UBC Theses and Dissertations
Fast imaging with surface-related multiples Tu, Ning
Surface-related multiples, which are waves that bounce more than once between the water surface and the subsurface reflectors, constitute a significant part of the data acquired in marine seismic surveys. If left untreated, they can lead to misplaced phantom reflectors in the image, and result in erroneous interpretations of the subsurface structure. As a result, these multiples are removed before the imaging procedure in conventional seismic data processing. However, because they interact more with the subsurface medium, they may carry extra information that is not present in the primaries. Therefore instead of removing these multiples, a more desirable alternative is to make active use of them. We derive from the well- established "Surface-Related Multiple Elimination" relation, and arrive at a linearized expression of the wave-equation based modelling that incorporates the surface- related multiples. We then present a computationally efficient approach to iteratively invert this expression to obtain an image of the subsurface from data that contain multiples. We achieve the computational efficiency inside each iteration by (i) using the wave-equation solver to implicitly carry out the expensive multiple prediction; and (ii) reducing the number of wave-equation solves during data simulation by subsampling the monochromatic source experiments. We show that, compared with directly applying the cross-correlation/deconvolutional imaging conditions, the presented approach can suppress the coherent imaging artifacts from multiples more effectively.
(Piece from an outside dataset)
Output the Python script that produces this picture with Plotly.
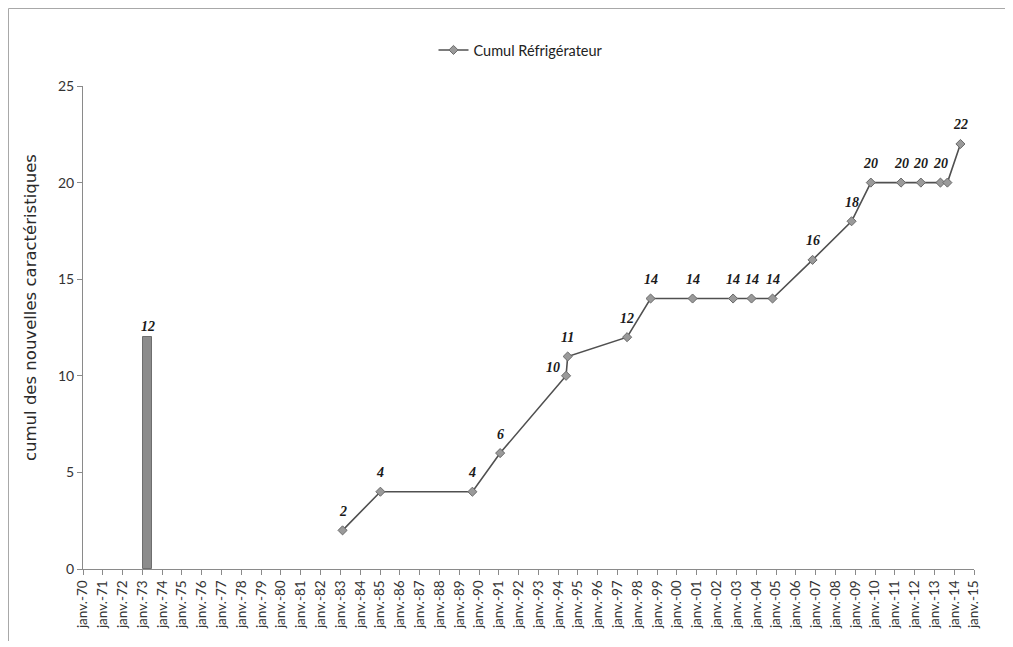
import plotly.graph_objects as go

# ---- data ----
bar_dates = ["1973-04-08"]
bar_values = [12]
bar_labels = ["12"]

line_name = "Cumul Réfrigérateur"
line_dates = ["1983-02-10", "1985-01-08", "1989-09-01", "1991-01-26", "1994-05-26",
              "1994-06-25", "1997-06-25", "1998-09-01", "2000-10-15", "2002-11-01",
              "2003-10-07", "2004-10-29", "2006-11-06", "2008-10-26", "2009-10-16",
              "2011-04-26", "2012-04-26", "2013-04-22", "2013-08-28", "2014-04-26"]
line_values = [2, 4, 4, 6, 10, 11, 12, 14, 14, 14, 14, 14, 16, 18, 20, 20, 20, 20, 20, 22]
line_labels = ["2", "4", "4", "6", "10", "11", "12", "14", "14", "14", "14", "14",
               "16", "18", "20", "20", "20", "20", "", "22"]

tick_dates = ["%d-01-01" % y for y in range(1970, 2016)]
tick_labels = ["janv.-70", "janv.-71", "janv.-72", "janv.-73", "janv.-74", "janv.-75",
               "janv.-76", "janv.-77", "janv.-78", "janv.-79", "janv.-80", "janv.-81",
               "janv.-82", "janv.-83", "janv.-84", "janv.-85", "janv.-86", "janv.-87",
               "janv.-88", "janv.-89", "janv.-90", "janv.-91", "janv.-92", "janv.-93",
               "janv.-94", "janv.-95", "janv.-96", "janv.-97", "janv.-98", "janv.-99",
               "janv.-00", "janv.-01", "janv.-02", "janv.-03", "janv.-04", "janv.-05",
               "janv.-06", "janv.-07", "janv.-08", "janv.-09", "janv.-10", "janv.-11",
               "janv.-12", "janv.-13", "janv.-14", "janv.-15"]
y_ticks = [0, 5, 10, 15, 20, 25]
y_title = "cumul des nouvelles caractéristiques"

# ---- figure (page body adds an 8px offset) ----
W, H = 1005, 639
L, R, T, B = 75, 39, 78, 78

fig = go.Figure()
fig.add_trace(go.Bar(
    x=bar_dates, y=bar_values, showlegend=False,
    width=[177 * 86400000],
    marker=dict(color="#8c8c8c", line=dict(color="#6e6e6e", width=1)),
    hoverinfo="skip",
))
fig.add_trace(go.Scatter(
    x=line_dates, y=line_values, mode="lines+markers", name=line_name,
    line=dict(color="#505050", width=1.6),
    marker=dict(symbol="diamond", size=7, color="#9a9a9a",
                line=dict(color="#6a6a6a", width=1)),
))

label_font = dict(family="Liberation Serif", size=14, color="#1a1a1a",
                  weight="bold", style="italic")
annotations = []
for d, v, t in zip(bar_dates, bar_values, bar_labels):
    annotations.append(dict(x=d, y=v, text=t, showarrow=False, yshift=11,
                            font=label_font, xref="x", yref="y"))
for i, (d, v, t) in enumerate(zip(line_dates, line_values, line_labels)):
    if not t:
        continue
    xs, ys = 0, 19
    if v == 10:
        xs, ys = -13, 8
    annotations.append(dict(x=d, y=v, text=t, showarrow=False,
                            xshift=xs, yshift=ys, font=label_font,
                            xref="x", yref="y"))

pw, ph = W - L - R, H - T - B
def px_x(p):
    return (p - L) / pw
def px_y(p):
    return (H - B - p) / ph

# y-axis title as a rotated annotation
annotations.append(dict(text=y_title, textangle=-90, showarrow=False,
                        xref="paper", yref="paper", x=px_x(22), y=px_y(300),
                        xanchor="center", yanchor="middle",
                        font=dict(family="DejaVu Sans", size=16.5, color="#2a2a2a")))

fig.update_layout(
    width=W, height=H,
    margin=dict(l=L, r=R, t=T, b=B, autoexpand=False),
    paper_bgcolor="white", plot_bgcolor="white",
    font=dict(family="Lato", size=13, color="#333333"),
    bargap=0,
    showlegend=True,
    legend=dict(orientation="h", x=px_x(513), xanchor="center", y=px_y(42),
                yanchor="middle", font=dict(size=14.5, color="#222222"),
                bgcolor="rgba(0,0,0,0)"),
    xaxis=dict(type="date", range=["1970-01-01", "2015-01-01"],
               tickvals=tick_dates, ticktext=tick_labels, tickangle=-90,
               ticks="outside", ticklen=5, tickcolor="#8a8a8a",
               showline=True, linecolor="#8a8a8a", linewidth=1,
               showgrid=False, zeroline=False,
               tickfont=dict(size=13.5, color="#333333")),
    yaxis=dict(range=[0, 25], tickvals=y_ticks, ticks="outside", ticklen=5,
               tickcolor="#8a8a8a", showline=True, linecolor="#8a8a8a",
               linewidth=1, showgrid=False, zeroline=False,
               tickfont=dict(size=14, color="#333333")),
    annotations=annotations,
    shapes=[
        dict(type="line", xref="paper", yref="paper",
             x0=px_x(0.5), x1=px_x(0.5), y0=px_y(633), y1=px_y(0.5),
             line=dict(color="#a8a8a8", width=1), layer="below"),
        dict(type="line", xref="paper", yref="paper",
             x0=px_x(0.5), x1=px_x(1004.5), y0=px_y(0.5), y1=px_y(0.5),
             line=dict(color="#a8a8a8", width=1), layer="below"),
    ],
)

fig.write_html("out.html")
We also show that, by curvelet-domain sparsity promoting and occasionally drawing new data samples during the inversion, the proposed inversion method gains improved robustness to velocity errors in the background model, as well as modelling errors incurred during linearization of the wave-equation. To combine the information encoded in both the primaries and the multiples, we then propose a highly accurate source estimation method to jointly invert the total upgoing wavefield. We show with field data examples that we can reap benefits from both the relative noise-free primaries and the extra illumination coverage of the multiples. We also demonstrate that the inclusion of multiples help mitigate the amplitude ambiguity during source estimation. We conclude the thesis with an outlook for future research directions, as well as potential extensions of the proposed work.